Wednesday, July 16, 2008

not a good day!!

i am totally struggling right now and i am so mad and upset at myself for not being strong enough to say no or to stick within my points. so i have asked myself the question can i give up and the answer is NO!!! i can't give up i need to keep plugging along and find a way to get back on track 100% not just work the program when i want to. i need to be working the program each and everyday of the week. i just can't figure out what has changed that i am not able to do the right things. it was so easy before but now it's so hard and i just don't understand. i am happy with my weight now and like the size that i am, but in order to be a life time member i will need to be at 146-117 pounds can i really make it to there weight goal? right now i say no i can't, so is the 146 playing with my mind that i just think that i can't so why not mess up and eat what i want when i want. i am just getting frustrated again because the scale is not moving in the direction that i want it to move in and it's playing head games with me. :( why does this have to be so firkin hard and why does it play with your mind so bad? what can i do to change things mentally for me?

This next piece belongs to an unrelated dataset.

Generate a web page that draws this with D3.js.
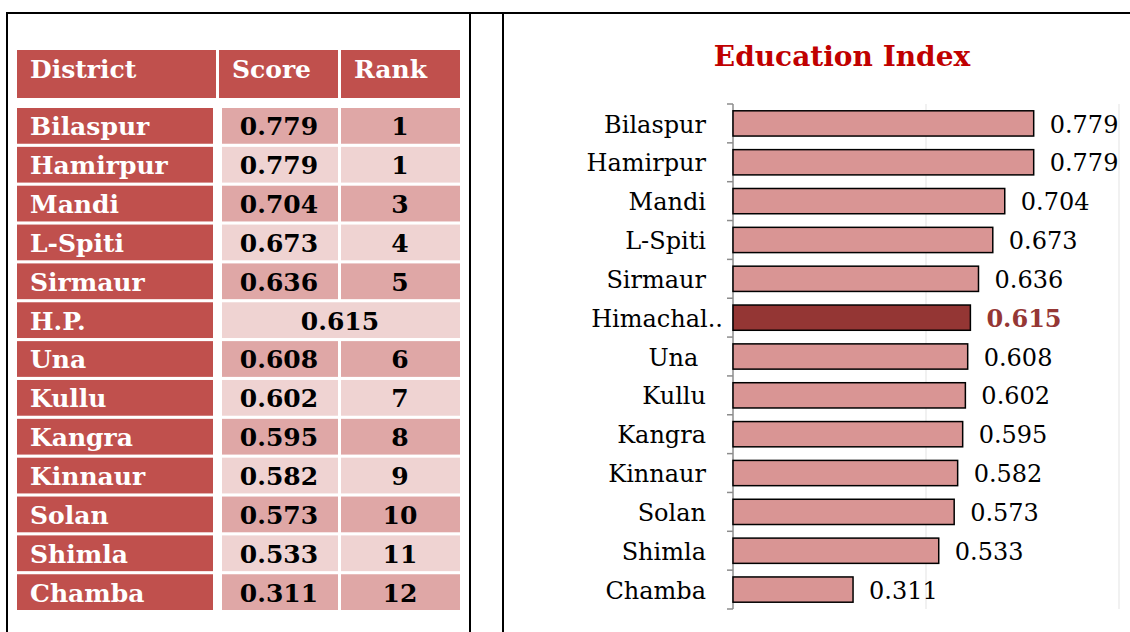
<!DOCTYPE html>
<html lang="en">
<head>
<meta charset="UTF-8">
<script src="https://d3js.org/d3.v7.min.js"></script>
<title>Education Index</title>
<style>
  html,body{margin:0;padding:0;background:#fff;}
  svg text{font-family:'DejaVu Serif',serif;}
</style>
</head>
<body>
<div id="chart"></div>
<script>
// table data
var districts = ["Bilaspur","Hamirpur","Mandi","L-Spiti","Sirmaur","H.P.","Una","Kullu","Kangra","Kinnaur","Solan","Shimla","Chamba"];
var scores = [0.779,0.779,0.704,0.673,0.636,0.615,0.608,0.602,0.595,0.582,0.573,0.533,0.311];
var ranks = [1,1,3,4,5,null,6,7,8,9,10,11,12];
var headers = ["District","Score","Rank"];

// bar chart data
var barLabels = ["Bilaspur","Hamirpur","Mandi","L-Spiti","Sirmaur","Himachal..","Una\u00a0","Kullu","Kangra","Kinnaur","Solan","Shimla","Chamba"];
var barValues = [0.779,0.779,0.704,0.673,0.636,0.615,0.608,0.602,0.595,0.582,0.573,0.533,0.311];
var stateLabel = "Himachal..";

var width = 1130, height = 632;
var svg = d3.select("#chart").append("svg")
  .attr("width", width)
  .attr("height", height);

// frame lines
var frame = svg.append("g").attr("stroke", "#000").attr("stroke-width", 2);
frame.append("line").attr("x1", 7).attr("x2", 1130).attr("y1", 13).attr("y2", 13);
[7, 470, 503].forEach(function(x){
  frame.append("line").attr("x1", x).attr("x2", x).attr("y1", 12).attr("y2", 632);
});

// ---- table ----
var dark = "#C0504D", mid = "#DFA7A6", light = "#EFD3D2";
var cols = [{x0:17, x1:216}, {x0:219, x1:338}, {x0:341, x1:460}];

var head = svg.append("g");
head.selectAll("rect").data(headers).enter().append("rect")
  .attr("x", function(d,i){ return cols[i].x0; })
  .attr("width", function(d,i){ return cols[i].x1 - cols[i].x0; })
  .attr("y", 50).attr("height", 48)
  .attr("fill", dark);
head.selectAll("text").data(headers).enter().append("text")
  .attr("x", function(d,i){ return cols[i].x0 + 13; })
  .attr("y", 78)
  .attr("fill", "#fff")
  .attr("font-weight", "bold")
  .attr("font-size", 25)
  .text(function(d){ return d; });

var row = d3.scaleBand().domain(districts).range([108, 610]).paddingInner(0.08);

var rows = svg.append("g").selectAll("g")
  .data(districts.map(function(d,i){ return {name:d, score:scores[i], rank:ranks[i], i:i}; }))
  .enter().append("g")
  .attr("transform", function(d){ return "translate(0," + row(d.name) + ")"; });

var bh = row.bandwidth();
rows.append("rect").attr("x", 17).attr("width", 196).attr("height", bh).attr("fill", dark);
rows.append("text")
  .attr("x", 30).attr("y", bh/2).attr("dy", "0.38em")
  .attr("fill", "#fff").attr("font-weight", "bold").attr("font-size", 25)
  .text(function(d){ return d.name; });

rows.each(function(d){
  var g = d3.select(this);
  var fill = d.i % 2 === 0 ? mid : light;
  if (d.rank === null) {
    g.append("rect").attr("x", 222).attr("width", 238).attr("height", bh).attr("fill", fill);
    g.append("text").attr("x", 340).attr("y", bh/2).attr("dy", "0.38em")
      .attr("text-anchor", "middle").attr("font-weight", "bold").attr("font-size", 25)
      .text(d3.format(".3f")(d.score));
  } else {
    g.append("rect").attr("x", 222).attr("width", 116).attr("height", bh).attr("fill", fill);
    g.append("rect").attr("x", 341).attr("width", 119).attr("height", bh).attr("fill", fill);
    g.append("text").attr("x", 279).attr("y", bh/2).attr("dy", "0.38em")
      .attr("text-anchor", "middle").attr("font-weight", "bold").attr("font-size", 25)
      .text(d3.format(".3f")(d.score));
    g.append("text").attr("x", 400).attr("y", bh/2).attr("dy", "0.38em")
      .attr("text-anchor", "middle").attr("font-weight", "bold").attr("font-size", 25)
      .text(d.rank);
  }
});

// ---- bar chart ----
svg.append("text")
  .attr("x", 842).attr("y", 66)
  .attr("text-anchor", "middle")
  .attr("fill", "#C00000")
  .attr("font-weight", "bold")
  .attr("font-size", 28)
  .text("Education Index");

var x = d3.scaleLinear().domain([0, 1]).range([733, 1119]);
var y = d3.scaleBand().domain(barLabels).range([104, 609])
  .paddingInner(0.35).paddingOuter(0.175);
var gap = y.step() * y.paddingInner() / 2;
var top0 = y(barLabels[0]) - gap;

svg.append("g").selectAll("line").data([0.5, 1]).enter().append("line")
  .attr("x1", function(d){ return x(d); }).attr("x2", function(d){ return x(d); })
  .attr("y1", 104).attr("y2", 609)
  .attr("stroke", "#E3E3E3").attr("stroke-width", 1);

// axis with ticks between categories
var ax = svg.append("g").attr("stroke", "#8C8C8C").attr("stroke-width", 1.5);
ax.append("line").attr("x1", x(0)).attr("x2", x(0)).attr("y1", y.range()[0]).attr("y2", y.range()[1]);
ax.selectAll(".tk").data(d3.range(barLabels.length + 1)).enter().append("line")
  .attr("class", "tk")
  .attr("x1", x(0) - 6).attr("x2", x(0))
  .attr("y1", function(i){ return top0 + i * y.step(); })
  .attr("y2", function(i){ return top0 + i * y.step(); });

var bars = svg.append("g").selectAll("g")
  .data(barLabels.map(function(d,i){ return {label:d, value:barValues[i]}; }))
  .enter().append("g");

bars.append("rect")
  .attr("x", x(0))
  .attr("y", function(d){ return y(d.label); })
  .attr("width", function(d){ return x(d.value) - x(0); })
  .attr("height", y.bandwidth())
  .attr("fill", function(d){ return d.label === stateLabel ? "#943634" : "#D99594"; })
  .attr("stroke", "#000").attr("stroke-width", 1.5);

bars.append("text")
  .attr("x", function(d){ return d.label === stateLabel ? 723 : 706; })
  .attr("y", function(d){ return y(d.label) + y.bandwidth()/2; })
  .attr("dy", "0.38em")
  .attr("text-anchor", "end")
  .attr("font-size", 24)
  .style("white-space", "pre")
  .text(function(d){ return d.label; });

bars.append("text")
  .attr("x", function(d){ return x(d.value) + 16; })
  .attr("y", function(d){ return y(d.label) + y.bandwidth()/2; })
  .attr("dy", "0.38em")
  .attr("font-size", 24)
  .attr("font-weight", function(d){ return d.label === stateLabel ? "bold" : "normal"; })
  .attr("fill", function(d){ return d.label === stateLabel ? "#953735" : "#000"; })
  .text(function(d){ return d3.format(".3f")(d.value); });
</script>
</body>
</html>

maybe i need to work on my word of the year again. SUCCESS!! i am to have success in 2008, this is my year to shine bright and stand out in a crowd. what is my success each day? this is what i am going to start working on first listing each days successes, and getting myself back into the happy place to help me start loosing again.


points~
3~oatmeal
11~4 chicken strips (jack in the box)
6~small curly fries (jack in the box)
0~dt. coke
4~starbucks

so i have no more points left for the day so what will i eat for dinner? i will eat more points and try to watch how many points i eat. a nice big salad sounds good right about now.

sorry for the ranting but i needed to get it out.